As I selected this month’s featured PD Market resource, Framing Higher-Order Thinking, I thought about how the end of the school year always seemed like a great time rekindle my students’ love of learning. Keeping my students engaged in meaningful work that motivated and inspired them became a top priority, and often times it was a great opportunity to try out innovative instructional strategies like project-based learning, maker spaces, and 20Time. Overall, the success of these efforts was varied- something was missing. 

It wasn’t until recently that I was able to put my finger on what these activities were lacking: a clear and meaningful frame of reference, and the opportunity for reflection on the part of my students. This month’s featured resource pairs an inspiring TEDx Talk with a thoughtful article about the value of framing and reflecting on engaging activities that encourage creativity, problem-solving and other 21st century skills. It’s not enough to provide students the opportunity to take part in learning where “there’s no right answer and there’s no wrong answer, there’s just thinking,” teachers must also front-load these activity’s purpose and value. How does it fit in with grade-level standards? To a student’s personal skills? What part does collaboration play?
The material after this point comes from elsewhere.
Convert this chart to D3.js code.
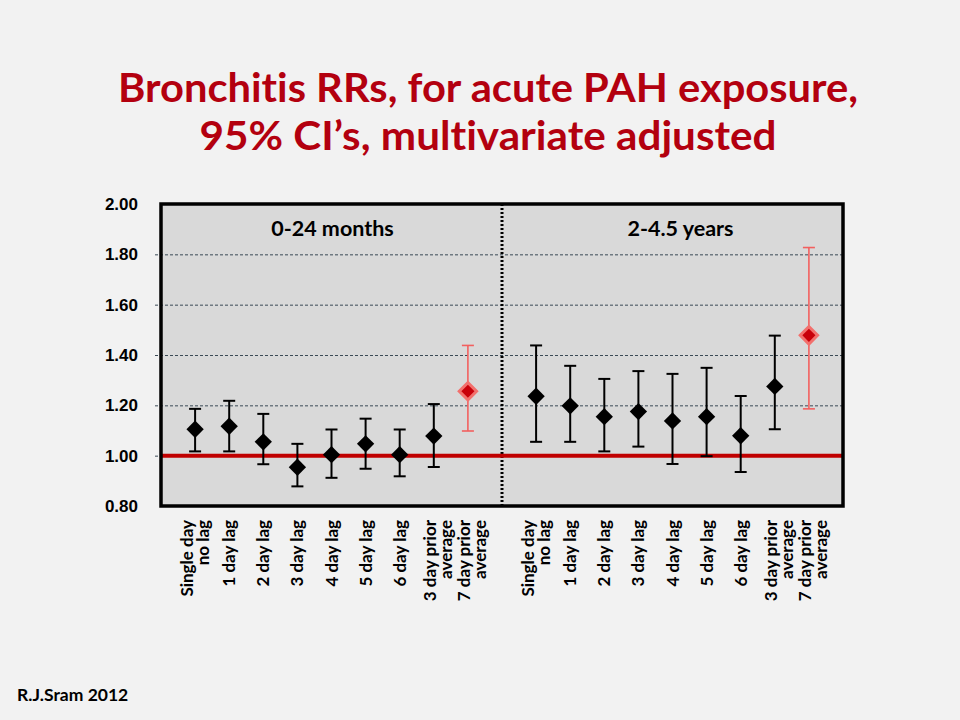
<!DOCTYPE html>
<html>
<head>
<meta charset="utf-8">
<script src="https://cdn.jsdelivr.net/npm/d3@7"></script>
<style>
  body { margin: 0; background: #f2f2f2; }
  svg { display: block; font-variant-ligatures: none; }
  .title { font-family: Lato, "Open Sans", sans-serif; font-weight: bold; fill: #b3000f; }
  .tick text { font-family: "Liberation Sans", Arial, sans-serif; font-weight: bold; font-size: 17px; fill: #000; }
  .xlab { font-family: Lato, "Open Sans", sans-serif; font-weight: bold; font-size: 17px; fill: #000; }
  .group-label { font-family: Lato, "Open Sans", sans-serif; font-weight: bold; font-size: 21.5px; fill: #000; }
</style>
</head>
<body>
<svg width="960" height="720"></svg>
<script>
  // DATA
  const categories = ["Single day|no lag", "1 day lag", "2 day lag", "3 day lag", "4 day lag",
    "5 day lag", "6 day lag", "3 day prior|average", "7 day prior|average"];
  const groups = ["0-24 months", "2-4.5 years"];
  const rrInfant = [1.105, 1.117, 1.055, 0.954, 1.004, 1.047, 1.004, 1.078, 1.256];
  const lowInfant = [1.017, 1.017, 0.966, 0.878, 0.912, 0.948, 0.918, 0.955, 1.098];
  const highInfant = [1.186, 1.218, 1.166, 1.047, 1.104, 1.147, 1.104, 1.205, 1.438];
  const rrPreschool = [1.236, 1.198, 1.155, 1.175, 1.138, 1.155, 1.079, 1.275, 1.478];
  const lowPreschool = [1.055, 1.055, 1.017, 1.036, 0.967, 0.998, 0.935, 1.105, 1.186];
  const highPreschool = [1.438, 1.357, 1.305, 1.336, 1.325, 1.349, 1.237, 1.477, 1.827];
  const yTicks = [0.8, 1.0, 1.2, 1.4, 1.6, 1.8, 2.0];
  const titleLines = ["Bronchitis RRs, for acute PAH exposure,", "95% CI\u2019s, multivariate adjusted"];
  const highlightIndex = 8; // 7 day prior average drawn in red
  const reference = 1.0;

  const svg = d3.select("svg");
  const width = +svg.attr("width");
  const height = +svg.attr("height");
  const margin = { top: 204, right: 117, bottom: 214, left: 161 };
  const innerWidth = width - margin.left - margin.right;
  const innerHeight = height - margin.top - margin.bottom;

  svg.append("rect").attr("width", width).attr("height", height).attr("fill", "#f2f2f2");

  // rows for both age groups
  const rows = [];
  [[rrInfant, lowInfant, highInfant], [rrPreschool, lowPreschool, highPreschool]].forEach((s, g) => {
    categories.forEach((c, i) => {
      rows.push({ key: g + "-" + i, group: g, index: i, label: c, rr: s[0][i], low: s[1][i], high: s[2][i] });
    });
  });
  const slots = rows.filter(d => d.group === 0).map(d => d.key)
    .concat(["gap"], rows.filter(d => d.group === 1).map(d => d.key));

  // SCALES
  const xScale = d3.scalePoint().domain(slots).range([0, innerWidth]).padding(1);
  const yScale = d3.scaleLinear().domain([0.8, 2.0]).range([innerHeight, 0]);

  // TITLE (two centred lines, squeezed to the reference widths)
  const titleWidths = [740, 577];
  svg.selectAll(".title").data(titleLines).enter().append("text")
    .attr("class", "title")
    .attr("x", 488)
    .attr("y", (d, i) => 102 + i * 48)
    .attr("text-anchor", "middle")
    .attr("font-size", 41)
    .attr("textLength", (d, i) => titleWidths[i])
    .attr("lengthAdjust", "spacingAndGlyphs")
    .text(d => d);

  const g = svg.append("g").attr("transform", `translate(${margin.left},${margin.top})`);

  g.append("rect").attr("width", innerWidth).attr("height", innerHeight).attr("fill", "#d9d9d9");

  // Y AXIS with dashed grid
  const yAxis = d3.axisLeft(yScale).tickValues(yTicks).tickFormat(d3.format(".2f"))
    .tickSize(-innerWidth - 6).tickPadding(20);
  const yAxisG = g.append("g").attr("transform", "translate(-6,0)").call(yAxis);
  yAxisG.select(".domain").remove();
  yAxisG.selectAll(".tick line")
    .attr("stroke", "#3a4a55").attr("stroke-width", 1).attr("stroke-dasharray", "3,2")
    .attr("display", d => (d === 0.8 || d === 2.0) ? "none" : null);
  yAxisG.selectAll(".tick text").attr("x", -17);

  // divider between age groups
  g.append("line")
    .attr("x1", xScale("gap")).attr("x2", xScale("gap"))
    .attr("y1", 0).attr("y2", innerHeight)
    .attr("stroke", "#000").attr("stroke-width", 3).attr("stroke-dasharray", "2,2");

  // reference line RR = 1
  g.append("line")
    .attr("x1", 0).attr("x2", innerWidth)
    .attr("y1", yScale(reference)).attr("y2", yScale(reference))
    .attr("stroke", "#c00000").attr("stroke-width", 4);

  // group labels
  g.selectAll(".group-label")
    .data(groups)
    .enter()
    .append("text")
    .attr("class", "group-label")
    .attr("text-anchor", "middle")
    .attr("x", (d, i) => i === 0 ? (xScale("0-0") + xScale("0-8")) / 2 + 1 : (xScale("1-0") + xScale("1-8")) / 2 + 8)
    .attr("y", 32)
    .text(d => d);

  // ERROR BARS
  const isRed = d => d.index === highlightIndex;
  const bars = g.selectAll(".ci").data(rows).enter().append("g").attr("class", "ci")
    .attr("stroke", d => isRed(d) ? "#f2605f" : "#000")
    .attr("stroke-width", d => isRed(d) ? 1.6 : 2);
  bars.append("line")
    .attr("x1", d => xScale(d.key)).attr("x2", d => xScale(d.key))
    .attr("y1", d => yScale(d.low)).attr("y2", d => yScale(d.high));
  bars.append("line")
    .attr("x1", d => xScale(d.key) - 6).attr("x2", d => xScale(d.key) + 6)
    .attr("y1", d => yScale(d.high)).attr("y2", d => yScale(d.high));
  bars.append("line")
    .attr("x1", d => xScale(d.key) - 6).attr("x2", d => xScale(d.key) + 6)
    .attr("y1", d => yScale(d.low)).attr("y2", d => yScale(d.low));

  // DIAMOND MARKERS
  const diamond = d3.symbol().type(d3.symbolSquare).size(150);
  g.selectAll(".pt").data(rows).enter().append("path").attr("class", "pt")
    .attr("d", diamond)
    .attr("transform", d => `translate(${xScale(d.key)},${yScale(d.rr)}) rotate(45)`)
    .attr("fill", d => isRed(d) ? "#c8000a" : "#000")
    .attr("stroke", d => isRed(d) ? "#f2706d" : "none")
    .attr("stroke-width", 3);

  // plot border
  g.append("rect").attr("width", innerWidth).attr("height", innerHeight)
    .attr("fill", "none").attr("stroke", "#000").attr("stroke-width", 3.5);

  // X CATEGORY LABELS (rotated)
  const xl = g.selectAll(".xlab").data(rows).enter().append("text").attr("class", "xlab")
    .attr("text-anchor", "end")
    .attr("transform", d => `translate(${xScale(d.key) + (d.index >= 7 ? 4 : 0)},${innerHeight + 14}) rotate(-90)`);
  xl.each(function (d) {
    const lines = d.label.split("|");
    const t = d3.select(this);
    lines.forEach((ln, j) => {
      t.append("tspan").attr("x", 0)
        .attr("y", (j - (lines.length - 1) / 2) * 16 + 6)
        .text(ln);
    });
  });

  // credit
  svg.append("text").attr("class", "xlab").attr("x", 17).attr("y", 701)
    .style("font-size", "17.5px").text("R.J.Sram 2012");
</script>
</body>
</html>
How can it help answer essential questions?

Along with this front-loading, the part of reflection should also be considered. Students need a good deal of support and guidance as they learn to effectively reflect on a learning experience. Even adults tend to be lost when asked to reflect without much direction, in particular when this type of thinking is not a habit. High-quality reflection requires the “ability to make connections” and metacognition, skills that need to be explicitly taught to students. Reflection should not be an afterthought- one teacher urges her peers to make the “reflection portion of the lesson as fun as the making portion.”

Providing students the opportunity to revel in the “wonder and discovery” of project-based learning or 20Time has great power. It becomes even more powerful when properly framed, and students self-evaluate their learning through guided reflection.


With every featured resource the innovation coach team likes to provide suggestions as to how individual teachers, PLCs, and whole staffs might use this tool. As an individual, I would encourage you to watch the TEDx Talk and read the article, all the while considering the implications for your classroom practice and how you might put the highlighted strategies into play. I’d also recommend you share this resource with a peer or friend in your building - learning is much more fun when done collaboratively!

For larger groups, principals or facilitators might want to ask folks to read and watch the original resources before a meeting. As the collaborators gather together, start the conversation by watching the related resource “The Activity Trap.” This video can act as an activator to get teachers talking about the value and purpose of creative, student-centered activities, and support the discussion of the resource’s included response/reflections questions.